__INFORMATION PROVIDED__
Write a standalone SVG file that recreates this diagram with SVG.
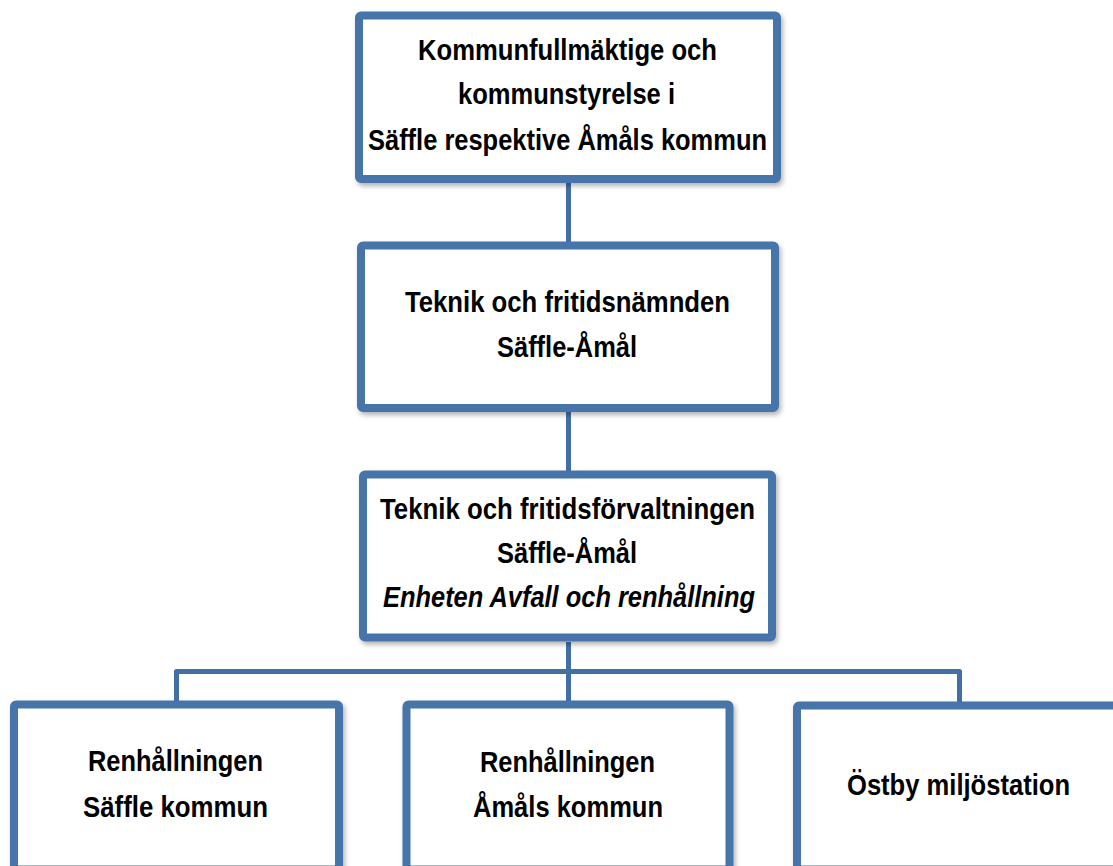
<svg xmlns="http://www.w3.org/2000/svg" width="1113" height="866" viewBox="0 0 1113 866">
<defs>
<filter id="sh" x="-5%" y="-5%" width="112%" height="120%">
<feDropShadow dx="2" dy="3" stdDeviation="2.5" flood-color="#000" flood-opacity="0.3"/>
</filter>
<style>
.box{fill:#fff;stroke:#4775AA;stroke-width:8;filter:url(#sh)}
.con{fill:none;stroke:#4270A6;stroke-width:5;stroke-linejoin:round}
.t{font-family:"Liberation Sans Narrow","Liberation Sans",Arial,sans-serif;font-weight:bold;font-size:30px;fill:#000;text-anchor:middle}
.i{font-style:italic}
</style>
</defs>
<rect width="1113" height="866" fill="#fff"/>
<g id="connectors">
<path class="con" d="M568.5 183 V242"/>
<path class="con" d="M568.5 412 V471"/>
<path class="con" d="M568.5 642 V701"/>
<path class="con" d="M176.5 701 V671.5 H959.5 V702"/>
</g>
<g id="n1">
<rect class="box" x="359" y="15.5" width="418" height="163.5" rx="2"/>
<text class="t" x="567.5" y="60" textLength="299" lengthAdjust="spacingAndGlyphs">Kommunfullmäktige och</text>
<text class="t" x="566.5" y="104" textLength="217" lengthAdjust="spacingAndGlyphs">kommunstyrelse i</text>
<text class="t" x="567.5" y="150" textLength="399" lengthAdjust="spacingAndGlyphs">Säffle respektive Åmåls kommun</text>
</g>
<g id="n2">
<rect class="box" x="361" y="245.5" width="414" height="162.5" rx="2"/>
<text class="t" x="567.5" y="312" textLength="325" lengthAdjust="spacingAndGlyphs">Teknik och fritidsnämnden</text>
<text class="t" x="567" y="357" textLength="140" lengthAdjust="spacingAndGlyphs">Säffle-Åmål</text>
</g>
<g id="n3">
<rect class="box" x="363" y="474.5" width="409" height="163" rx="2"/>
<text class="t" x="567.5" y="519" textLength="375" lengthAdjust="spacingAndGlyphs">Teknik och fritidsförvaltningen</text>
<text class="t" x="567" y="563" textLength="140" lengthAdjust="spacingAndGlyphs">Säffle-Åmål</text>
<text class="t i" x="569" y="607" textLength="372" lengthAdjust="spacingAndGlyphs">Enheten Avfall och renhållning</text>
</g>
<g id="n4">
<rect class="box" x="14" y="704.5" width="325" height="165" rx="2"/>
<text class="t" x="175.5" y="771" textLength="175" lengthAdjust="spacingAndGlyphs">Renhållningen</text>
<text class="t" x="175.5" y="817" textLength="185" lengthAdjust="spacingAndGlyphs">Säffle kommun</text>
</g>
<g id="n5">
<rect class="box" x="406.5" y="704.5" width="323" height="165" rx="2"/>
<text class="t" x="567.5" y="772" textLength="175" lengthAdjust="spacingAndGlyphs">Renhållningen</text>
<text class="t" x="568" y="817" textLength="190" lengthAdjust="spacingAndGlyphs">Åmåls kommun</text>
</g>
<g id="n6">
<rect class="box" x="797" y="705.5" width="330" height="164" rx="2"/>
<text class="t" x="958.5" y="795" textLength="223" lengthAdjust="spacingAndGlyphs">Östby miljöstation</text>
</g>
</svg>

__TASK DETAILS__
Keep every word of the data as it is when you write it out, but drop the pictures.

__FINAL ANSWER__
Write a standalone SVG file that recreates this diagram with SVG.
<svg xmlns="http://www.w3.org/2000/svg" width="1113" height="866" viewBox="0 0 1113 866">
<defs>
<filter id="sh" x="-5%" y="-5%" width="112%" height="120%">
<feDropShadow dx="2" dy="3" stdDeviation="2.5" flood-color="#000" flood-opacity="0.3"/>
</filter>
<style>
.box{fill:#fff;stroke:#4775AA;stroke-width:8;filter:url(#sh)}
.con{fill:none;stroke:#4270A6;stroke-width:5;stroke-linejoin:round}
.t{font-family:"Liberation Sans Narrow","Liberation Sans",Arial,sans-serif;font-weight:bold;font-size:30px;fill:#000;text-anchor:middle}
.i{font-style:italic}
</style>
</defs>
<rect width="1113" height="866" fill="#fff"/>
<g id="connectors">
<path class="con" d="M568.5 183 V242"/>
<path class="con" d="M568.5 412 V471"/>
<path class="con" d="M568.5 642 V701"/>
<path class="con" d="M176.5 701 V671.5 H959.5 V702"/>
</g>
<g id="n1">
<rect class="box" x="359" y="15.5" width="418" height="163.5" rx="2"/>
<text class="t" x="567.5" y="60" textLength="299" lengthAdjust="spacingAndGlyphs">Kommunfullmäktige och</text>
<text class="t" x="566.5" y="104" textLength="217" lengthAdjust="spacingAndGlyphs">kommunstyrelse i</text>
<text class="t" x="567.5" y="150" textLength="399" lengthAdjust="spacingAndGlyphs">Säffle respektive Åmåls kommun</text>
</g>
<g id="n2">
<rect class="box" x="361" y="245.5" width="414" height="162.5" rx="2"/>
<text class="t" x="567.5" y="312" textLength="325" lengthAdjust="spacingAndGlyphs">Teknik och fritidsnämnden</text>
<text class="t" x="567" y="357" textLength="140" lengthAdjust="spacingAndGlyphs">Säffle-Åmål</text>
</g>
<g id="n3">
<rect class="box" x="363" y="474.5" width="409" height="163" rx="2"/>
<text class="t" x="567.5" y="519" textLength="375" lengthAdjust="spacingAndGlyphs">Teknik och fritidsförvaltningen</text>
<text class="t" x="567" y="563" textLength="140" lengthAdjust="spacingAndGlyphs">Säffle-Åmål</text>
<text class="t i" x="569" y="607" textLength="372" lengthAdjust="spacingAndGlyphs">Enheten Avfall och renhållning</text>
</g>
<g id="n4">
<rect class="box" x="14" y="704.5" width="325" height="165" rx="2"/>
<text class="t" x="175.5" y="771" textLength="175" lengthAdjust="spacingAndGlyphs">Renhållningen</text>
<text class="t" x="175.5" y="817" textLength="185" lengthAdjust="spacingAndGlyphs">Säffle kommun</text>
</g>
<g id="n5">
<rect class="box" x="406.5" y="704.5" width="323" height="165" rx="2"/>
<text class="t" x="567.5" y="772" textLength="175" lengthAdjust="spacingAndGlyphs">Renhållningen</text>
<text class="t" x="568" y="817" textLength="190" lengthAdjust="spacingAndGlyphs">Åmåls kommun</text>
</g>
<g id="n6">
<rect class="box" x="797" y="705.5" width="330" height="164" rx="2"/>
<text class="t" x="958.5" y="795" textLength="223" lengthAdjust="spacingAndGlyphs">Östby miljöstation</text>
</g>
</svg>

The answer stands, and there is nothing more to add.